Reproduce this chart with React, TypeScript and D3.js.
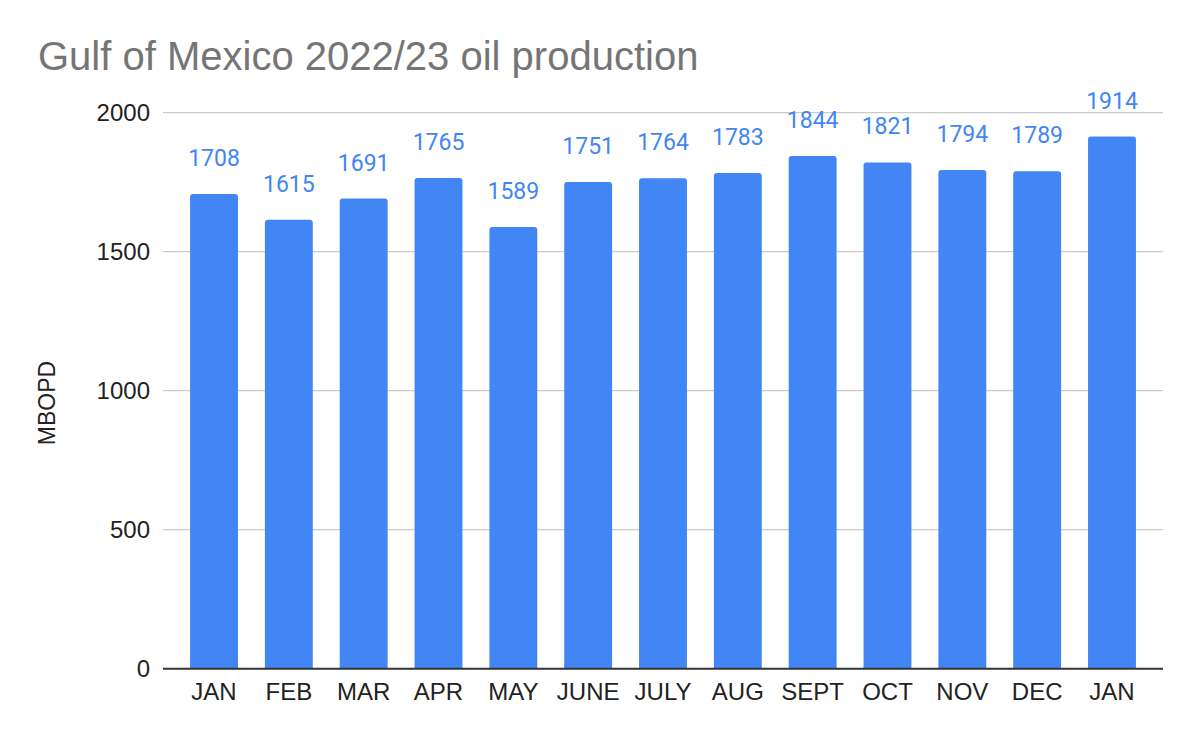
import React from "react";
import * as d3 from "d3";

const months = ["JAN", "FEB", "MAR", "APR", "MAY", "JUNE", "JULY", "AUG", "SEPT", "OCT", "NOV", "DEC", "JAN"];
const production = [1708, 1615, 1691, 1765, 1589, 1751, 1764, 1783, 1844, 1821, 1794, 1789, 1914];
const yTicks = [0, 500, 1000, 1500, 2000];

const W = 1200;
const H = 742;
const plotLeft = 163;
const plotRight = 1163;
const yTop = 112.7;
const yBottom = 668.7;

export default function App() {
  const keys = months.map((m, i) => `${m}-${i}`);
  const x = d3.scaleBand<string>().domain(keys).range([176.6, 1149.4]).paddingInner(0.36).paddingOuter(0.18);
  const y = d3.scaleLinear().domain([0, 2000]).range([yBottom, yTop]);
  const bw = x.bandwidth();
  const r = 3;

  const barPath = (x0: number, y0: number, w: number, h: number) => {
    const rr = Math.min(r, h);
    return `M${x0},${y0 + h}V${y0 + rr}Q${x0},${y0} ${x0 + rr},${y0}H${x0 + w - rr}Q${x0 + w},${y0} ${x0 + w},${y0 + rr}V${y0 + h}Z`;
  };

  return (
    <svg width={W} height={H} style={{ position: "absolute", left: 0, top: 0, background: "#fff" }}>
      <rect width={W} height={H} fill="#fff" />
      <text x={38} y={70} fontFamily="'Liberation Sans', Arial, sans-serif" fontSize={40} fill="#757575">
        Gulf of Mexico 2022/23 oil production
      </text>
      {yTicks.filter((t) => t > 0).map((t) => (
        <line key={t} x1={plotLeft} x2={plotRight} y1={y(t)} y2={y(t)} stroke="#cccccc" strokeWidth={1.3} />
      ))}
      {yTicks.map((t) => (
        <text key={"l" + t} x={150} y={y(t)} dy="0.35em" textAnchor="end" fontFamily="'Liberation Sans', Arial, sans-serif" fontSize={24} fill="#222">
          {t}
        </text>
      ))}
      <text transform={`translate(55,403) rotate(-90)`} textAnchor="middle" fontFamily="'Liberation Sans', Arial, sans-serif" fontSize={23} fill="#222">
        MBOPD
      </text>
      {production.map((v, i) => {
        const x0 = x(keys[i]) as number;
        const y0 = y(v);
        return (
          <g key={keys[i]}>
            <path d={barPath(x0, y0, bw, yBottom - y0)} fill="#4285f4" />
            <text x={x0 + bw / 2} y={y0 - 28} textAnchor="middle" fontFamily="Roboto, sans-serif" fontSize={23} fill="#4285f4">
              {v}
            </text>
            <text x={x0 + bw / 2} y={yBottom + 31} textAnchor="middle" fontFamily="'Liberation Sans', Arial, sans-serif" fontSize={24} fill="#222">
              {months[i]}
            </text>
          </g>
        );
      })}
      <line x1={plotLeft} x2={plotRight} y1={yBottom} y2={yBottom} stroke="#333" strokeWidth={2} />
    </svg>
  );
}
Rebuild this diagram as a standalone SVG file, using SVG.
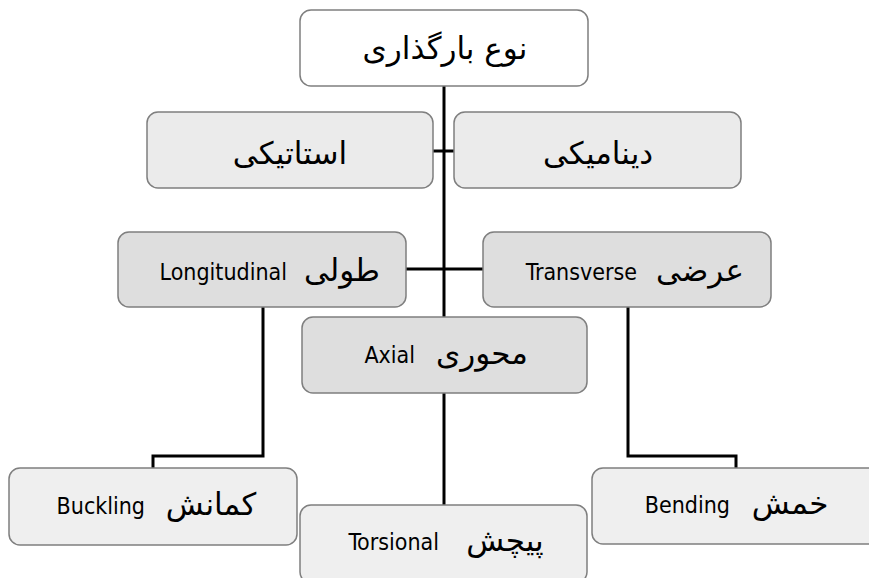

# WHAT THIS TASK INVOLVES
Without the pictures, copy the entries from their first line through the line containing "const yBottom = 668.7;", and only those lines.

# CORRECT ANSWER
Reproduce this chart with React, TypeScript and D3.js.
import React from "react";
import * as d3 from "d3";

const months = ["JAN", "FEB", "MAR", "APR", "MAY", "JUNE", "JULY", "AUG", "SEPT", "OCT", "NOV", "DEC", "JAN"];
const production = [1708, 1615, 1691, 1765, 1589, 1751, 1764, 1783, 1844, 1821, 1794, 1789, 1914];
const yTicks = [0, 500, 1000, 1500, 2000];

const W = 1200;
const H = 742;
const plotLeft = 163;
const plotRight = 1163;
const yTop = 112.7;
const yBottom = 668.7;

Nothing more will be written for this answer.